Hurricanes that got close sparked the same old conversation. Are you staying? Are you leaving? How long are you waiting to decide?

Size mattered. A common view was that anyone in a well-built house with a good roof would be safe during a Cat 1 or a Cat 2 — even a Cat 3, depending on where you lived in relation to the surge.

Yet all of us understood that if we stayed and our house didn’t fall, the aftermath would still be arduous. We’d be stranded in debris and hellish heat, cut off from the mainland with no power, water, phones, or Internet.

Mine was an elevated old concrete house with a poured concrete roof. It would never be featured in a design magazine, but that sucker wasn’t going anywhere.

So we stayed during Hurricane Georges in September 1998, and six weeks later we stayed for Mitch, which cooperatively fizzled into a tropical storm.

And over the years we stayed for all the ones that loomed ominously but veered elsewhere — the first Harvey, the first Irene, Debby, Michelle, Charley, Frances, Ivan, and Jeanne.

But none was as intimidating as Irma. You might reasonably wonder why anybody in their right minds would put themselves in the path of such a monster?

FEMA estimates 10,000 people refused to evacuate the Keys — a high, shaky guess. I’m sure a few Darwinian samples stayed just for the thrill of it, just so they could say they did, but for most this was a wrenching choice.

If your life is your motel business or restaurant or lobster boat, it’s hard to pack up and drive away, not knowing when you’ll get back on the island, or what will remain of your world.

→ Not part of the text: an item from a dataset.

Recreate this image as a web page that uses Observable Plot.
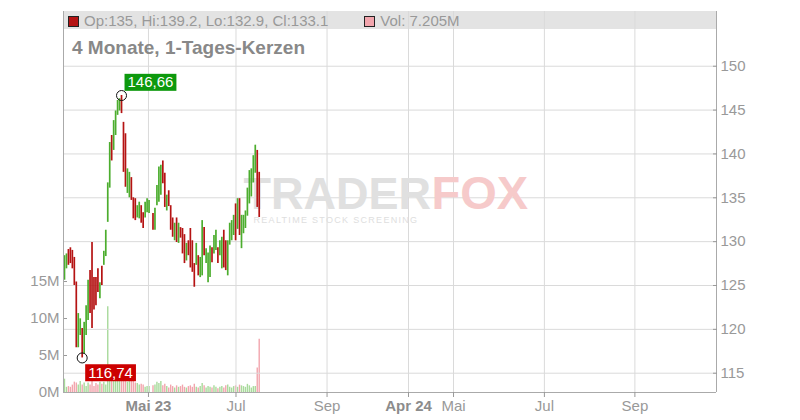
<!DOCTYPE html>
<html><head><meta charset="utf-8">
<script src="https://cdn.jsdelivr.net/npm/d3@7"></script>
<script src="https://cdn.jsdelivr.net/npm/@observablehq/plot@0.6"></script>
<style>
body{margin:0;background:#fff;font-family:"Liberation Sans",Arial,sans-serif;}
#wrap{position:relative;width:800px;height:420px;overflow:hidden;background:#fff}
#hdrbar{position:absolute;left:63px;top:11px;width:653px;height:18px;background:#e3e3e3;z-index:1}
.layer{position:absolute;left:0;top:0}
#vol{z-index:2}#price{z-index:3}
#hdr{position:absolute;left:68px;top:13px;z-index:4;font-size:15px;line-height:15px;color:#999;white-space:nowrap}
#hdr .sq{display:inline-block;width:9px;height:9px;border:1px solid #222;vertical-align:-1px;margin-right:5px}
#title{position:absolute;left:72px;top:38px;z-index:4;font-size:19px;font-weight:bold;line-height:19px;color:#888;white-space:nowrap}
</style></head>
<body>
<div id="wrap">
  <div id="hdrbar"></div>
  <div id="vol" class="layer"></div>
  <div id="price" class="layer"></div>
  <div id="hdr"></div>
  <div id="title"></div>
</div>
<script>
// ---------------- data ----------------
const titleText = "4 Monate, 1-Tages-Kerzen";
const lastOp = 135, lastHi = 139.2, lastLo = 132.9, lastCl = 133.1, lastVolM = 7.205;

// one slot per trading day; null = empty slot (holiday)
const highs = [128.4,128.6,129.1,129.3,129.0,128.2,125.4,121.8,121.2,120.1,120.8,122.7,125.6,126.7,129.9,125.9,125.9,126.9,125.3,127.2,128.9,131.3,
  136.7,141.3,142.1,143.8,144.9,146.1,146.3,146.66,143.6,142.3,138.3,137.9,137.3,135.0,134.9,134.1,134.5,134.1,133.3,134.5,134.9,134.7,
  null,
  133.2,133.8,136.4,138.5,138.7,
  139.2,137.8,135.3,135.8,134.1,132.7,132.1,132.7,132.1,131.6,131.5,130.8,129.8,130.1,131.5,130.1,127.5,129.8,128.4,128.2,
  132.4,131.6,129.2,128.7,129.5,129.3,130.7,131.3,129.3,130.1,130.5,131.3,130.1,130.1,132.1,132.4,133.0,134.3,134.9,134.9,
  133.0,133.0,133.5,136.1,138.1,138.3,139.8,141.0,140.4,137.9];
const lows = [125.6,126.9,127.3,127.5,126.9,125.0,117.9,117.9,119.3,116.74,117.2,119.3,121.0,121.8,120.1,122.2,122.7,124.2,123.5,125.0,127.3,128.3,
  132.2,136.1,139.2,140.4,142.1,144.4,144.9,144.6,137.9,136.2,135.5,135.0,134.7,132.6,132.4,132.7,132.6,132.1,131.5,132.7,133.3,133.2,
  null,
  131.3,131.3,134.1,134.5,135.3,
  136.6,133.9,133.5,134.0,131.3,130.5,130.1,129.9,129.8,130.4,128.6,127.5,127.8,128.4,127.0,126.5,124.8,127.3,126.1,125.9,
  126.1,128.4,127.5,125.3,125.9,127.6,128.6,129.0,127.5,128.4,126.9,127.0,126.7,126.1,129.6,130.1,130.7,130.1,131.4,130.7,
  129.2,130.9,131.5,132.9,134.3,135.1,136.7,137.8,133.9,132.75];
const dirs = ["u","u","d","d","d","d","d","u","u","d","u","u","u","d","d","d","d","d","u","d","u","u",
  "u","u","d","u","u","u","u","d","d","d","u","u","d","d","d","u","u","d","d","u","u","u",
  null,
  "d","u","u","u","u",
  "d","d","u","d","d","d","u","d","u","d","d","d","u","d","d","d","d","u","d","u",
  "u","d","u","u","u","d","u","u","d","u","u","d","d","u","u","u","u","d","u","d",
  "u","u","u","u","u","u","u","u","d","d"];
// volume in millions
const volumesM = [1.8,0.7,0.8,0.7,1.0,1.4,1.3,1.0,1.5,1.0,1.3,0.8,1.3,1.0,1.6,0.8,1.2,1.0,1.4,1.1,1.4,1.0,
  11.6,1.7,1.9,2.0,1.7,1.9,1.9,1.7,2.0,1.7,1.4,1.7,1.5,1.5,1.3,1.2,1.0,1.1,1.0,0.7,0.8,0.8,
  null,
  0.9,1.0,1.4,1.2,1.5,
  0.9,1.1,0.8,0.6,1.0,0.8,0.6,0.9,0.7,0.8,1.0,0.7,0.6,0.8,0.9,0.7,1.1,0.7,0.6,0.8,
  1.2,0.9,0.6,0.8,0.7,0.6,0.9,0.7,0.5,0.7,0.8,0.6,0.9,1.0,0.7,0.6,0.8,0.9,0.7,1.0,
  0.9,0.8,0.7,1.1,0.9,0.6,0.8,0.8,3.3,7.2];

// axes
const xDomain = [-0.5, 331.5];           // slot range of the time axis
const xTickPos = [42.7, 87.2, 133.5, 174.9, 197.8, 244.0, 290.0];
const xTickLabels = ["Mai 23","Jul","Sep","Apr 24","Mai","Jul","Sep"];
const priceDomain = [112.8, 156.24];
const priceTicks = [115,120,125,130,135,140,145,150];
const volDomainM = [0, 51.5];
const volTicksM = [0,5,10,15];

// ---------------- chart ----------------
const green = "#4cad2e", red = "#b51313", vGreen = "#a8da9b", vRed = "#f2a5ad";
const slots = highs.map((h, i) => ({i, hi: h, lo: lows[i], up: dirs[i] === "u", vol: volumesM[i]}))
  .filter(d => d.hi != null);

const fmtDE = v => v.toFixed(2).replace(".", ",");
const hiPt = slots.reduce((a, b) => (b.hi > a.hi ? b : a));
const loPt = slots.reduce((a, b) => (b.lo < a.lo ? b : a));

const common = {
  width: 800, height: 420, marginLeft: 63, marginRight: 84, marginTop: 11, marginBottom: 28,
  style: {background: "transparent", fontFamily: "'Liberation Sans', Arial, sans-serif", fontSize: "15px", color: "#999", overflow: "visible"}
};

const volPlot = Plot.plot({
  ...common,
  x: {domain: xDomain, axis: null},
  y: {domain: volDomainM, axis: null},
  marks: [
    Plot.ruleX(slots, {x: "i", y1: 0, y2: "vol", stroke: d => d.up ? vGreen : vRed, strokeWidth: 1.4}),
    Plot.axisY(volTicksM, {anchor: "left", tickSize: -4, tickPadding: 8, tickFormat: d => d + "M", color: "#999", label: null})
  ]
});

const labelMap = new Map(xTickPos.map((p, k) => [p, xTickLabels[k]]));

const pricePlot = Plot.plot({
  ...common,
  x: {domain: xDomain},
  y: {domain: priceDomain},
  marks: [
    Plot.gridY(priceTicks, {stroke: "#dadada", strokeOpacity: 1}),
    Plot.gridX(xTickPos, {stroke: "#dadada", strokeOpacity: 1}),
    Plot.text(["TRADER"], {frameAnchor: "top-left", dx: 180, dy: 197, text: d => d, textAnchor: "start", lineAnchor: "bottom", fontSize: 45, fontWeight: "bold", fill: "#e0e0e0", className: "wm-big"}),
    Plot.text(["FOX"], {frameAnchor: "top-left", dx: 368, dy: 197, text: d => d, textAnchor: "start", lineAnchor: "bottom", fontSize: 47, fontWeight: "bold", fill: "#f6caca", className: "wm-big"}),
    Plot.text(["REALTIME STOCK SCREENING"], {frameAnchor: "top-left", dx: 190, dy: 209, text: d => d, textAnchor: "start", lineAnchor: "middle", fontSize: 9, fill: "#dedede", className: "wm-small"}),
    Plot.ruleX(slots, {x: "i", y1: "lo", y2: "hi", stroke: d => d.up ? green : red, strokeWidth: 1.7}),
    Plot.ruleX(xDomain, {stroke: "#aaa"}),
    Plot.ruleY([priceDomain[0]], {stroke: "#aaa"}),
    Plot.axisY(priceTicks, {anchor: "right", tickSize: -4, tickPadding: 8, color: "#999", label: null}),
    Plot.axisX(xTickPos, {anchor: "bottom", tickSize: 5, tickPadding: 3, tickFormat: d => labelMap.get(d), color: "#999", label: null}),
    Plot.dot([hiPt], {x: "i", y: "hi", r: 5, stroke: "#111", strokeWidth: 1, fill: "none"}),
    Plot.dot([loPt], {x: "i", y: "lo", r: 5, stroke: "#111", strokeWidth: 1, fill: "none"}),
    Plot.text([hiPt], {x: "i", y: "hi", text: d => fmtDE(d.hi), dx: 6, dy: -13, textAnchor: "start", fill: "white", fontSize: 15, className: "lbl-hi"}),
    Plot.text([loPt], {x: "i", y: "lo", text: d => fmtDE(d.lo), dx: 6, dy: 15, textAnchor: "start", fill: "white", fontSize: 15, className: "lbl-lo"})
  ]
});

document.getElementById("vol").appendChild(volPlot);
document.getElementById("price").appendChild(pricePlot);

// label boxes behind the extreme values
function boxes(cls, color) {
  pricePlot.querySelectorAll("." + cls + " text").forEach(t => {
    const bb = t.getBBox();
    const r = document.createElementNS("http://www.w3.org/2000/svg", "rect");
    r.setAttribute("x", bb.x - 3); r.setAttribute("y", bb.y + 0.5);
    r.setAttribute("width", bb.width + 6); r.setAttribute("height", bb.height);
    r.setAttribute("fill", color);
    const tr = t.getAttribute("transform"); if (tr) r.setAttribute("transform", tr);
    t.parentNode.insertBefore(r, t);
  });
}
boxes("lbl-hi", "#0d990d");
boxes("lbl-lo", "#cc0000");

// year labels in bold
pricePlot.querySelectorAll('[aria-label="x-axis tick label"] text').forEach(t => {
  if (/\d/.test(t.textContent)) { t.setAttribute("font-weight", "bold"); t.setAttribute("fill", "#8c8c8c"); }
});
pricePlot.querySelectorAll(".wm-small text").forEach(t => t.setAttribute("letter-spacing", "1.3"));

// header
document.getElementById("hdr").innerHTML =
  `<span class="sq" style="background:${red}"></span>Op:${lastOp}, Hi:${lastHi}, Lo:${lastLo}, Cl:${lastCl}` +
  `<span class="sq" style="background:${vRed};margin-left:36px"></span>Vol: ${lastVolM}M`;
document.getElementById("title").textContent = titleText;
</script>
</body></html>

Judging these folks is easy if you’ve never faced such a situation. The ones I know who stayed for Irma didn’t do it for kicks. They knew it would be scary. They knew it would be miserable afterward.

They did not imagine, however, how awful this one would be.

As I write this column, there’s still no way to contact most of the Middle and Lower Keys. The cell towers are trashed. Even if you had a signal, there’s no electricity to charge your phone.

Soon the state will re-open Highway One below Islamorada, so those who evacuated can drive back. Many have been told what awaits them.

A friend heading to Big Pine knows his house is destroyed. Another friend with a home on Cudjoe is returning to a washed-out shell. A satellite photo shows two boats tossed in his yard.

As for my friend marooned on Sugarloaf, he got word to his wife that’s he’s alive and unhurt, the best possible news.

Someday we’ll ask him why he stayed, but not for a while.